Bab 2¾Di Bawah Pemerintahan Kolonial: Masyarakat Jawa dan Islam pada 1930-an

• Pemerintah kolonial kerepotan untuk memenuhi komitmen Politik Etis dalam bentuk pelayanan pendidikan karena menurunnya sumber keuangan (krisis). Tercatat hanya ada sekitar 178 orang Indonesia yang mampu menempuh jenjang kuliah pada tahun 1930.

• Dari sisi budaya Jawa, krisis yang terjadi pada pemerintah kolonial di segala sektor bisnis tidak mempengaruhi animo masyarakat untuk menikmati dan mengekspresikan diri mereka terhadap seni lokal yang telah terwarnai sentuhan Islam.

• Secara umum, keberadaan organisasi-organisasi yang berafiliasi kebangsaan dengan pengurus dari kalangan akademisi jarang mendapat sambutan masyarakat, dikarenakan selalu dalam pengawasan pemerintah kolonial. Sebaliknya, tren positif berpihak pada tema-tema Islam saat itu.

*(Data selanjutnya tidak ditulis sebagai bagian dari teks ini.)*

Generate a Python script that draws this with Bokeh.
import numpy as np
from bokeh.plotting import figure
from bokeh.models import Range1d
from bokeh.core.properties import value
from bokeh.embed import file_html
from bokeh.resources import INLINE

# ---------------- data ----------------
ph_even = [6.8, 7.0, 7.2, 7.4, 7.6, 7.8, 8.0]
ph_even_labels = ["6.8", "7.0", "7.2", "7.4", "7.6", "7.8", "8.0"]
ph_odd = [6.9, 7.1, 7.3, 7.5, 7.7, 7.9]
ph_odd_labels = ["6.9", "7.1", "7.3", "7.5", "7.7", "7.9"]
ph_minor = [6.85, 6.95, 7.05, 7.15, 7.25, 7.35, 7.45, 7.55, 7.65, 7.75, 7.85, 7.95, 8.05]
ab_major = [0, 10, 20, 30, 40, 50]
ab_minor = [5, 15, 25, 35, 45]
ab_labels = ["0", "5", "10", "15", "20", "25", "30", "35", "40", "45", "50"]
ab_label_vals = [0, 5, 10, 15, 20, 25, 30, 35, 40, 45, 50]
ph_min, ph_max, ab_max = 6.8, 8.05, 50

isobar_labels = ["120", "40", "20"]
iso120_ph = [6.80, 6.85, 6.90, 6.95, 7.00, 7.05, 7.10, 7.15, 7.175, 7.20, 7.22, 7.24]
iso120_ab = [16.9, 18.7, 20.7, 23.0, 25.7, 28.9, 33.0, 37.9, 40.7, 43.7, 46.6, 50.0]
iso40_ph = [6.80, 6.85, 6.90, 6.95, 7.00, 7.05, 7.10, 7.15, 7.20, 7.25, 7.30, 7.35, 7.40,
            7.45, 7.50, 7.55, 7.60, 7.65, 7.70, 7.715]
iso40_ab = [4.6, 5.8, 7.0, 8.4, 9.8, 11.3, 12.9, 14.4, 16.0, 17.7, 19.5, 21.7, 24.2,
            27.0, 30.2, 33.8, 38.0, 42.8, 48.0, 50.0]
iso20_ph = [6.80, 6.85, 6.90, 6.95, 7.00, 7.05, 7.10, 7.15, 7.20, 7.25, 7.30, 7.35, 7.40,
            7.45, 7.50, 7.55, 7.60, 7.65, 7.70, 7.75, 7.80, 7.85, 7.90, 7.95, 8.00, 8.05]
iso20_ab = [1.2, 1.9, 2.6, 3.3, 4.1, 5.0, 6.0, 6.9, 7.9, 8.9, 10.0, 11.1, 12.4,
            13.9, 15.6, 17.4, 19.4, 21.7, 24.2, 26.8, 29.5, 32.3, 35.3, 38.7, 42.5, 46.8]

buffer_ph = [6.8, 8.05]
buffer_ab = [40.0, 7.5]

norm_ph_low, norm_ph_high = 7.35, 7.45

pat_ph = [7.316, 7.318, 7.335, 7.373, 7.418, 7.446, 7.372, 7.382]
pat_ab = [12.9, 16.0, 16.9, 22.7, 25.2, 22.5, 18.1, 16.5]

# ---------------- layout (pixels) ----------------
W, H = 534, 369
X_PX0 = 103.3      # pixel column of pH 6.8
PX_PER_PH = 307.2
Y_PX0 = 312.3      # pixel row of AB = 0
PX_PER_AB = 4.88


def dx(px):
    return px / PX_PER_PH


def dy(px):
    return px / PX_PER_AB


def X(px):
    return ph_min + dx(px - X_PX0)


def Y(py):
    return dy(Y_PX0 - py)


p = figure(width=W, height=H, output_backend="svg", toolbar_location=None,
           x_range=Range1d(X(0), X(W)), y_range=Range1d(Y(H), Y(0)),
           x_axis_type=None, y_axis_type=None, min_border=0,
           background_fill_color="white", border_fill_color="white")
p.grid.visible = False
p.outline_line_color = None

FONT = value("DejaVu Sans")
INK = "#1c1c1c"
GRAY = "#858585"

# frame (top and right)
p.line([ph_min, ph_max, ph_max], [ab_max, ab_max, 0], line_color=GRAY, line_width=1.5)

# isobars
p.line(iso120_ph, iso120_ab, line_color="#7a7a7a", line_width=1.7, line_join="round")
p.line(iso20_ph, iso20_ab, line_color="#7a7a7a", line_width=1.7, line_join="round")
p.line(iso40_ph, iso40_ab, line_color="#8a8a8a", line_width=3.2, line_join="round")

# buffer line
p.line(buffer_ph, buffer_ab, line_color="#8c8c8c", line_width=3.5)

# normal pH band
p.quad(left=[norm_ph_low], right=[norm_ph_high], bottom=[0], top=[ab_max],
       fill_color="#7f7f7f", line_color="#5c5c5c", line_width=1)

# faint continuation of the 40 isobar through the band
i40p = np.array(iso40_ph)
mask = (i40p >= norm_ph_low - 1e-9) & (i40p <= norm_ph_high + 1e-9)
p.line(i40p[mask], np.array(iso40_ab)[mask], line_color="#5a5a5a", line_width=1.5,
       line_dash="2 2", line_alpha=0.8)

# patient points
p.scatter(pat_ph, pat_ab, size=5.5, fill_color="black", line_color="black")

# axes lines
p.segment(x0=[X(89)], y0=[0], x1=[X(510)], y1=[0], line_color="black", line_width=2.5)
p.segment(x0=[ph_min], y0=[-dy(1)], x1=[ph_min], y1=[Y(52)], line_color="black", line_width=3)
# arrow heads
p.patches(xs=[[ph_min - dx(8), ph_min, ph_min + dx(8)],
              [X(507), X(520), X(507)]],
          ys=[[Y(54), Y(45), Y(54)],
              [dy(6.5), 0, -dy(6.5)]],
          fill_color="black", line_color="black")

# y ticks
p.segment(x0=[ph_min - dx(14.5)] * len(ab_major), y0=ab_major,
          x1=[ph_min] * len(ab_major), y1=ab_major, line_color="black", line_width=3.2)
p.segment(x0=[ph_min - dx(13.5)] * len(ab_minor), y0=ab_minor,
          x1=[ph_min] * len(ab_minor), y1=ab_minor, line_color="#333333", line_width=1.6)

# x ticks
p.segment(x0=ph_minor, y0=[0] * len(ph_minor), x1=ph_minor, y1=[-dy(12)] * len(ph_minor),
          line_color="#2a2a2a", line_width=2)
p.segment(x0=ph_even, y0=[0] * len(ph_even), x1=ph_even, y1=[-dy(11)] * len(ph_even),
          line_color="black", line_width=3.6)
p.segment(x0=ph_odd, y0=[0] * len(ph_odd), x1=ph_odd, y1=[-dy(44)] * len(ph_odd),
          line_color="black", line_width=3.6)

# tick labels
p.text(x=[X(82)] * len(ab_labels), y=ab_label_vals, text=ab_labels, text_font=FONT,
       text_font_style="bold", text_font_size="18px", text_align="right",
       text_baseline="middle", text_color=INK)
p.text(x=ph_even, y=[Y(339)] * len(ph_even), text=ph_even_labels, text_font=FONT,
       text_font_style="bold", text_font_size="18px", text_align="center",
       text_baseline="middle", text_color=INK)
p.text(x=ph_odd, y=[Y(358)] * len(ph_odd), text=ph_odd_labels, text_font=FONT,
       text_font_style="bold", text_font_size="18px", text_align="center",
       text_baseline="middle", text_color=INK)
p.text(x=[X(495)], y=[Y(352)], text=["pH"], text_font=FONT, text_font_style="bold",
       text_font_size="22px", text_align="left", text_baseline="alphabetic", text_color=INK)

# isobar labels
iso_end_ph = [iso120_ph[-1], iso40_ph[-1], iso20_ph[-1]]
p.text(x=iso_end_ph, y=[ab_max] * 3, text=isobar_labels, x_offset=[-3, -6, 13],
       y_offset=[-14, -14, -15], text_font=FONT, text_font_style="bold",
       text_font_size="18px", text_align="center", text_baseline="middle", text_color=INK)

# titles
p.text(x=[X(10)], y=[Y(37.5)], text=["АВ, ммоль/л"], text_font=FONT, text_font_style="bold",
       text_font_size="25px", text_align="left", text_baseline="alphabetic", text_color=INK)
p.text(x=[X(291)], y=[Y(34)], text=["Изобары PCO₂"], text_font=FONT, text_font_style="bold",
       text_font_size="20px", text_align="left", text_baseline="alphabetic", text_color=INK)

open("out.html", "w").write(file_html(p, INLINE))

• Reformasi yang terjadi pada dasawarsa 1930-an (tahun di mana mengacu pada hasil sensus yang dinilai lumayan valid) terjadi ketika lahirnya Muhammadiyah sebagai organisasi keagamaan untuk “menjaga iman umat” dengan ciri khas masyarakat intelektual. Pijper menyebutnya “kaum ortodoks yang tercerahkan”.

• Muhammadiyah dipandang sebagai sebuah “serangan balasan terhadap upaya-upaya Kristenisasi oleh kaum Protestan dan Katolik.” (G.F. Pijper; pakar Islam dari Belanda)

• Kelahiran Nahdhotul Ulama memiliki juga peran untuk memerangi kolonialisme dengan corak organisasi Islam tradisional. Pijper menyebutnya “kalangan ortodoks lama”.

• Kelahiran Taman Siswa untuk melestarikan kaum intelektual Jawa yang tidak mudah dipengaruhi budaya Belanda. Meski begitu, Ki Hadjar Dewantoro tak begitu menyukai peran-peran agama pada sisi aturan syariatnya.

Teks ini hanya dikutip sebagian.